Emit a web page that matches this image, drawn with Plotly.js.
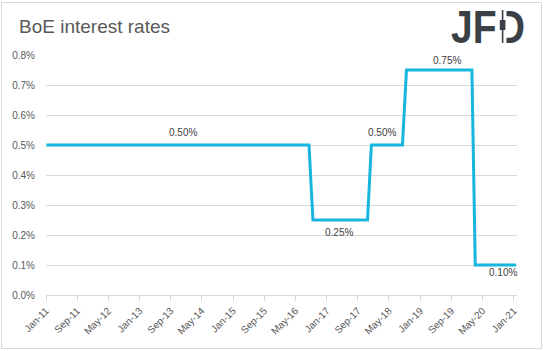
<!DOCTYPE html>
<html>
<head>
<meta charset="utf-8">
<script src="https://cdn.plot.ly/plotly-3.0.1.min.js"></script>
<style>
  html, body { margin: 0; padding: 0; background: #fff; }
  #wrap { position: relative; width: 544px; height: 351px; overflow: hidden; }
  #chart { width: 544px; height: 351px; }
  #frame { position: absolute; left: 1px; top: 2px; width: 539px; height: 345px;
           border: 1px solid #d9d9d9; pointer-events: none; }
  #logo { position: absolute; left: 451px; top: 4px; font-family: "Liberation Sans", Arial, sans-serif;
          font-weight: bold; font-size: 46px; line-height: 46px; color: #3b4046;
          transform: scaleX(0.85); transform-origin: 0 0; white-space: nowrap; pointer-events: none; }
  #candle { position: absolute; left: 0; top: 0; pointer-events: none; }
</style>
</head>
<body>
<div id="wrap">
  <div id="chart"></div>
  <div id="logo">JFD</div>
  <svg id="candle" width="544" height="60">
    <rect x="498" y="7" width="8.5" height="39" fill="#ffffff"></rect>
    <rect x="501.8" y="10" width="1.6" height="33" fill="#3b4046"></rect>
    <rect x="499.8" y="20" width="5.6" height="10" fill="#3b4046"></rect>
  </svg>
  <div id="frame"></div>
</div>
<script>
// Bank Rate (%), change points
const dates = ["2011-01-04", "2016-08-15", "2016-09-15", "2017-11-15", "2017-12-15",
               "2018-08-15", "2018-09-15", "2020-02-08", "2020-03-05", "2021-01-18"];
const rates = [0.5, 0.5, 0.25, 0.25, 0.5, 0.5, 0.75, 0.75, 0.1, 0.1];

// x tick labels
const tickDates = ["2011-01-01", "2011-09-01", "2012-05-01", "2013-01-01", "2013-09-01",
                   "2014-05-01", "2015-01-01", "2015-09-01", "2016-05-01", "2017-01-01",
                   "2017-09-01", "2018-05-01", "2019-01-01", "2019-09-01", "2020-05-01",
                   "2021-01-01"];
const tickLabels = ["Jan-11", "Sep-11", "May-12", "Jan-13", "Sep-13", "May-14", "Jan-15",
                    "Sep-15", "May-16", "Jan-17", "Sep-17", "May-18", "Jan-19", "Sep-19",
                    "May-20", "Jan-21"];

// data labels
const labelDates = ["2013-12-05", "2017-04-07", "2018-03-07", "2019-07-28", "2020-10-04"];
const labelValues = [0.5, 0.25, 0.5, 0.75, 0.1];
const labelTexts = ["0.50%", "0.25%", "0.50%", "0.75%", "0.10%"];
const labelShift = [13, -12, 13, 10, -7];

const L = 46, T = 55, W = 471, H = 240;
const px = x => (x - L) / W;
const py = y => (T + H - y) / H;

const trace = {
  x: dates, y: rates, type: "scatter", mode: "lines",
  line: { color: "#17b6de", width: 3, shape: "linear" },
  hoverinfo: "skip"
};

const annotations = labelTexts.map((t, i) => ({
  x: labelDates[i], y: labelValues[i], xref: "x", yref: "y",
  text: t, showarrow: false, yshift: labelShift[i],
  xanchor: "center", yanchor: "middle",
  font: { family: "Liberation Sans, Arial, sans-serif", size: 10, color: "#404040" }
}));

annotations.push({
  xref: "paper", yref: "paper", x: px(17), y: py(27), xanchor: "left", yanchor: "middle",
  text: "BoE interest rates", showarrow: false,
  font: { family: "Liberation Sans, Arial, sans-serif", size: 19, color: "#595959" }
});

const layout = {
  width: 544, height: 351,
  margin: { l: L, r: 544 - L - W, t: T, b: 351 - T - H, pad: 0 },
  paper_bgcolor: "rgba(0,0,0,0)", plot_bgcolor: "rgba(0,0,0,0)",
  showlegend: false,
  xaxis: {
    type: "date", range: ["2011-01-01", "2021-01-25"],
    tickmode: "array", tickvals: tickDates, ticktext: tickLabels,
    tickangle: -45, ticks: "outside", ticklen: 5, tickcolor: "#d9d9d9",
    showline: true, linecolor: "#d9d9d9", linewidth: 1,
    showgrid: false, zeroline: false,
    tickfont: { family: "Liberation Sans, Arial, sans-serif", size: 10, color: "#595959" }
  },
  yaxis: {
    range: [0, 0.8], tickmode: "linear", tick0: 0, dtick: 0.1,
    tickformat: ".1f", ticksuffix: "%",
    showgrid: true, gridcolor: "#d9d9d9", gridwidth: 1,
    zeroline: false, showline: false, ticks: "", ticklabelstandoff: 10,
    tickfont: { family: "Liberation Sans, Arial, sans-serif", size: 10, color: "#595959" }
  },
  annotations: annotations
};

Plotly.newPlot("chart", [trace], layout, { displayModeBar: false, staticPlot: true });
</script>
</body>
</html>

◆ Brief:
Write the material out again exactly as it appears, dropping the pictures.

◆ Task solution:
Emit a web page that matches this image, drawn with Plotly.js.
<!DOCTYPE html>
<html>
<head>
<meta charset="utf-8">
<script src="https://cdn.plot.ly/plotly-3.0.1.min.js"></script>
<style>
  html, body { margin: 0; padding: 0; background: #fff; }
  #wrap { position: relative; width: 544px; height: 351px; overflow: hidden; }
  #chart { width: 544px; height: 351px; }
  #frame { position: absolute; left: 1px; top: 2px; width: 539px; height: 345px;
           border: 1px solid #d9d9d9; pointer-events: none; }
  #logo { position: absolute; left: 451px; top: 4px; font-family: "Liberation Sans", Arial, sans-serif;
          font-weight: bold; font-size: 46px; line-height: 46px; color: #3b4046;
          transform: scaleX(0.85); transform-origin: 0 0; white-space: nowrap; pointer-events: none; }
  #candle { position: absolute; left: 0; top: 0; pointer-events: none; }
</style>
</head>
<body>
<div id="wrap">
  <div id="chart"></div>
  <div id="logo">JFD</div>
  <svg id="candle" width="544" height="60">
    <rect x="498" y="7" width="8.5" height="39" fill="#ffffff"></rect>
    <rect x="501.8" y="10" width="1.6" height="33" fill="#3b4046"></rect>
    <rect x="499.8" y="20" width="5.6" height="10" fill="#3b4046"></rect>
  </svg>
  <div id="frame"></div>
</div>
<script>
// Bank Rate (%), change points
const dates = ["2011-01-04", "2016-08-15", "2016-09-15", "2017-11-15", "2017-12-15",
               "2018-08-15", "2018-09-15", "2020-02-08", "2020-03-05", "2021-01-18"];
const rates = [0.5, 0.5, 0.25, 0.25, 0.5, 0.5, 0.75, 0.75, 0.1, 0.1];

// x tick labels
const tickDates = ["2011-01-01", "2011-09-01", "2012-05-01", "2013-01-01", "2013-09-01",
                   "2014-05-01", "2015-01-01", "2015-09-01", "2016-05-01", "2017-01-01",
                   "2017-09-01", "2018-05-01", "2019-01-01", "2019-09-01", "2020-05-01",
                   "2021-01-01"];
const tickLabels = ["Jan-11", "Sep-11", "May-12", "Jan-13", "Sep-13", "May-14", "Jan-15",
                    "Sep-15", "May-16", "Jan-17", "Sep-17", "May-18", "Jan-19", "Sep-19",
                    "May-20", "Jan-21"];

// data labels
const labelDates = ["2013-12-05", "2017-04-07", "2018-03-07", "2019-07-28", "2020-10-04"];
const labelValues = [0.5, 0.25, 0.5, 0.75, 0.1];
const labelTexts = ["0.50%", "0.25%", "0.50%", "0.75%", "0.10%"];
const labelShift = [13, -12, 13, 10, -7];

const L = 46, T = 55, W = 471, H = 240;
const px = x => (x - L) / W;
const py = y => (T + H - y) / H;

const trace = {
  x: dates, y: rates, type: "scatter", mode: "lines",
  line: { color: "#17b6de", width: 3, shape: "linear" },
  hoverinfo: "skip"
};

const annotations = labelTexts.map((t, i) => ({
  x: labelDates[i], y: labelValues[i], xref: "x", yref: "y",
  text: t, showarrow: false, yshift: labelShift[i],
  xanchor: "center", yanchor: "middle",
  font: { family: "Liberation Sans, Arial, sans-serif", size: 10, color: "#404040" }
}));

annotations.push({
  xref: "paper", yref: "paper", x: px(17), y: py(27), xanchor: "left", yanchor: "middle",
  text: "BoE interest rates", showarrow: false,
  font: { family: "Liberation Sans, Arial, sans-serif", size: 19, color: "#595959" }
});

const layout = {
  width: 544, height: 351,
  margin: { l: L, r: 544 - L - W, t: T, b: 351 - T - H, pad: 0 },
  paper_bgcolor: "rgba(0,0,0,0)", plot_bgcolor: "rgba(0,0,0,0)",
  showlegend: false,
  xaxis: {
    type: "date", range: ["2011-01-01", "2021-01-25"],
    tickmode: "array", tickvals: tickDates, ticktext: tickLabels,
    tickangle: -45, ticks: "outside", ticklen: 5, tickcolor: "#d9d9d9",
    showline: true, linecolor: "#d9d9d9", linewidth: 1,
    showgrid: false, zeroline: false,
    tickfont: { family: "Liberation Sans, Arial, sans-serif", size: 10, color: "#595959" }
  },
  yaxis: {
    range: [0, 0.8], tickmode: "linear", tick0: 0, dtick: 0.1,
    tickformat: ".1f", ticksuffix: "%",
    showgrid: true, gridcolor: "#d9d9d9", gridwidth: 1,
    zeroline: false, showline: false, ticks: "", ticklabelstandoff: 10,
    tickfont: { family: "Liberation Sans, Arial, sans-serif", size: 10, color: "#595959" }
  },
  annotations: annotations
};

Plotly.newPlot("chart", [trace], layout, { displayModeBar: false, staticPlot: true });
</script>
</body>
</html>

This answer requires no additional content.